Separately, cornerstone investors Aberdeen Standard Investments (Asia), Affin Hwang Asset Management, Eastspring Investments (Singapore) and Tokyo Shoko Research had subscribed for a total of 28 million new shares, constituting a 12.2 per cent stake in the company after completion of the offering and the issuance of the cornerstone shares.

With a total of 230.39 million issued shares, based on the IPO price, CBA's market capitalisation is about S$214.3 million.

The net proceeds which the company has raised amount to S$23.6 million, of which it intends to use S$11.8 million for strategic investments, regional expansion and acquisitions. Another S$7.1 million will be used for organic growth initiatives such as product development and business development, while the rest has been allocated for general corporate and working capital purposes.

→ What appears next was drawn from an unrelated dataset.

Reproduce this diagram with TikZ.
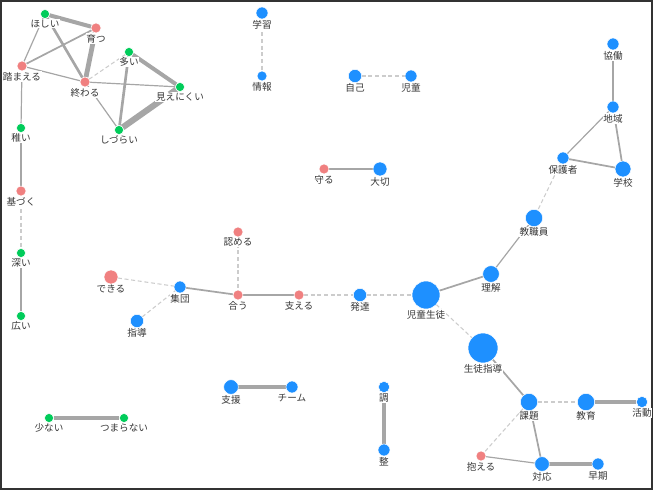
\documentclass[tikz,border=0pt]{standalone}
\usepackage{fontspec}
\usepackage{xcolor}
\usepackage{tikz}
\usetikzlibrary{backgrounds}
\newfontfamily\jp{Noto Sans CJK JP}

\definecolor{nblue}{RGB}{30,144,255}
\definecolor{nred}{RGB}{240,128,128}
\definecolor{ngreen}{RGB}{0,204,90}
\definecolor{egray}{RGB}{166,166,166}
\definecolor{edash}{RGB}{204,204,204}
\definecolor{lgray}{RGB}{55,55,55}

\tikzset{
  lbl/.style={inner sep=0.6pt, fill=white, font=\jp\fontsize{7.2}{8}\selectfont, text=lgray},
  word/.style={circle, draw=white, line width=0.4pt, inner sep=0pt, outer sep=0pt,
    minimum size=#1, label distance=-0.6pt},
  bn/.style={word=#1, fill=nblue},
  rn/.style={word=#1, fill=nred},
  gn/.style={word=#1, fill=ngreen},
  e1/.style={draw=egray, line width=0.9pt},
  e2/.style={draw=egray, line width=1.3pt},
  e3/.style={draw=egray, line width=2pt},
  e4/.style={draw=egray, line width=3pt},
  e5/.style={draw=egray, line width=3.6pt},
  e6/.style={draw=egray, line width=4.6pt},
  ed/.style={draw=edash, line width=0.8pt, dash pattern=on 3pt off 2pt},
}

\begin{document}
\begin{tikzpicture}[x=0.75pt,y=0.75pt,yscale=-1,xscale=1]
\useasboundingbox (0,0) rectangle (655,491);
%frame
\draw [draw=black!80, line width=1.5pt] (1,1) rectangle (652,489);

%green words
\node [gn=6.8pt, label={[lbl]below:ほしい}] (hoshii) at (45,14) {};
\node [gn=6.8pt, label={[lbl]below:多い}] (ooi) at (129,52) {};
\node [gn=6.8pt, label={[lbl]below:見えにくい}] (mienikui) at (180,87) {};
\node [gn=6.8pt, label={[lbl]below:しづらい}] (shizurai) at (119,130) {};
\node [gn=6.8pt, label={[lbl]below:稚い}] (osanai) at (21,128) {};
\node [gn=6.8pt, label={[lbl]below:深い}] (fukai) at (21,253) {};
\node [gn=6.8pt, label={[lbl]below:広い}] (hiroi) at (21,316) {};
\node [gn=6.8pt, label={[lbl]below:少ない}] (sukunai) at (49,418) {};
\node [gn=6.8pt, label={[lbl]below:つまらない}] (tsumaranai) at (124,418) {};

%red words
\node [rn=7.5pt, label={[lbl]below:育つ}] (sodatsu) at (96,28) {};
\node [rn=7.5pt, label={[lbl]below:踏まえる}] (fumaeru) at (22,66) {};
\node [rn=7.5pt, label={[lbl]below:終わる}] (owaru) at (85,82) {};
\node [rn=7.5pt, label={[lbl]below:基づく}] (motozuku) at (21,191) {};
\node [rn=10.5pt, label={[lbl]below:できる}] (dekiru) at (111,277) {};
\node [rn=7.5pt, label={[lbl]below:認める}] (mitomeru) at (238,232) {};
\node [rn=7.5pt, label={[lbl]below:合う}] (au) at (238,295) {};
\node [rn=7.5pt, label={[lbl]below:支える}] (sasaeru) at (299,295) {};
\node [rn=7.5pt, label={[lbl]below:守る}] (mamoru) at (324,169) {};
\node [rn=7.5pt, label={[lbl]below:抱える}] (kakaeru) at (481,456) {};

%blue words
\node [bn=9pt, label={[lbl]below:学習}] (gakushu) at (262,13) {};
\node [bn=7.5pt, label={[lbl]below:情報}] (joho) at (262,76) {};
\node [bn=10pt, label={[lbl]below:自己}] (jiko) at (355,76) {};
\node [bn=9pt, label={[lbl]below:児童}] (jido) at (411,76) {};
\node [bn=10.5pt, label={[lbl]below:大切}] (taisetsu) at (380,169) {};
\node [bn=9pt, label={[lbl]below:協働}] (kyodo) at (613,44) {};
\node [bn=9pt, label={[lbl]below:地域}] (chiiki) at (613,107) {};
\node [bn=9pt, label={[lbl]below:保護者}] (hogosha) at (563,158) {};
\node [bn=12pt, label={[lbl]below:学校}] (gakko) at (623,169) {};
\node [bn=13pt, label={[lbl]below:教職員}] (kyoshokuin) at (534,218) {};
\node [bn=12.5pt, label={[lbl]below:理解}] (rikai) at (491,274) {};
\node [bn=21pt, label={[lbl]below:児童生徒}] (jidoseito) at (426,295) {};
\node [bn=22.5pt, label={[lbl]below:生徒指導}] (seitoshido) at (483,348) {};
\node [bn=10pt, label={[lbl]below:発達}] (hattatsu) at (360,295) {};
\node [bn=9pt, label={[lbl]below:集団}] (shudan) at (180,287) {};
\node [bn=10pt, label={[lbl]below:指導}] (shido) at (137,321) {};
\node [bn=11pt, label={[lbl]below:支援}] (shien) at (231,387) {};
\node [bn=9pt, label={[lbl]below:チーム}] (team) at (292,387) {};
\node [bn=8.5pt, label={[lbl]below:調}] (cho) at (384,387) {};
\node [bn=9pt, label={[lbl]below:整}] (sei) at (384,450) {};
\node [bn=13pt, label={[lbl]below:課題}] (kadai) at (529,402) {};
\node [bn=13pt, label={[lbl]below:教育}] (kyoiku) at (586,402) {};
\node [bn=8.5pt, label={[lbl]below:活動}] (katsudo) at (642,402) {};
\node [bn=11pt, label={[lbl]below:対応}] (taio) at (542,464) {};
\node [bn=9pt, label={[lbl]below:早期}] (soki) at (598,464) {};

%links
\begin{scope}[on background layer]
\draw [e4] (hoshii) -- (sodatsu);
\draw [e1] (hoshii) -- (fumaeru);
\draw [e3] (hoshii) -- (owaru);
\draw [e2] (sodatsu) -- (fumaeru);
\draw [e5] (sodatsu) -- (owaru);
\draw [e1] (fumaeru) -- (owaru);
\draw [ed] (owaru) -- (ooi);
\draw [e1] (owaru) -- (mienikui);
\draw [e1] (owaru) -- (shizurai);
\draw [e4] (ooi) -- (mienikui);
\draw [e3] (ooi) -- (shizurai);
\draw [e6] (mienikui) -- (shizurai);
\draw [e1] (fumaeru) -- (osanai);
\draw [e1] (osanai) -- (motozuku);
\draw [ed] (motozuku) -- (fukai);
\draw [e1] (fukai) -- (hiroi);
\draw [e5] (sukunai) -- (tsumaranai);
\draw [ed] (gakushu) -- (joho);
\draw [ed] (jiko) -- (jido);
\draw [e1] (mamoru) -- (taisetsu);
\draw [e2] (kyodo) -- (chiiki);
\draw [e1] (chiiki) -- (hogosha);
\draw [e2] (chiiki) -- (gakko);
\draw [e2] (hogosha) -- (gakko);
\draw [ed] (hogosha) -- (kyoshokuin);
\draw [e1] (kyoshokuin) -- (rikai);
\draw [e2] (rikai) -- (jidoseito);
\draw [ed] (jidoseito) -- (seitoshido);
\draw [ed] (hattatsu) -- (jidoseito);
\draw [ed] (sasaeru) -- (hattatsu);
\draw [e3] (au) -- (sasaeru);
\draw [ed] (mitomeru) -- (au);
\draw [e2] (shudan) -- (au);
\draw [ed] (dekiru) -- (shudan);
\draw [ed] (shido) -- (shudan);
\draw [e4] (shien) -- (team);
\draw [e5] (cho) -- (sei);
\draw [e2] (seitoshido) -- (kadai);
\draw [ed] (kadai) -- (kyoiku);
\draw [e4] (kyoiku) -- (katsudo);
\draw [ed] (kadai) -- (kakaeru);
\draw [e2] (kadai) -- (taio);
\draw [e1] (kakaeru) -- (taio);
\draw [e4] (taio) -- (soki);
\end{scope}
\end{tikzpicture}
\end{document}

Of the timing of the listing, Stephen Innes, chief global market strategist at Axi, said: "One would have thought the timing would have been good for the CBA listing given the raft of personal credit defaults, but this might also be a double-edged sword given that there could be more regulatory oversight."

He added that this would come from "compassion reasons alone", following the "raft of job losses" as companies were forced to restructure due to the Covid-19 pandemic.

Given that the pandemic could potentially affect "typically good borrowers' ability" in meeting their credit payment cycle, this could hurt their current credit rating "for no fault of their own".

As such, the government and banks will need to overhaul their credit standards and create a new credit reporting system, which credit bureaus will then need to adapt reactively, thus adding more cost as they change their reporting methodologies in place of the new regulatory oversight, explained Mr Innes.

Nonetheless, Victor Lee, chief executive of CIMB Bank Singapore, is optimistic of CBA's outlook.

He said: "The company enjoys first-mover advantage and is the sole credit bureau in Cambodia and Myanmar. Latent population growth and a largely unbanked population is conducive to driving credit demand in these markets.

"This will provide growth opportunities for credit and risk information solutions, alongside the advancement of domestic financial markets and the banking system."

CIMB Bank Berhad, Singapore branch was the issue manager for the IPO.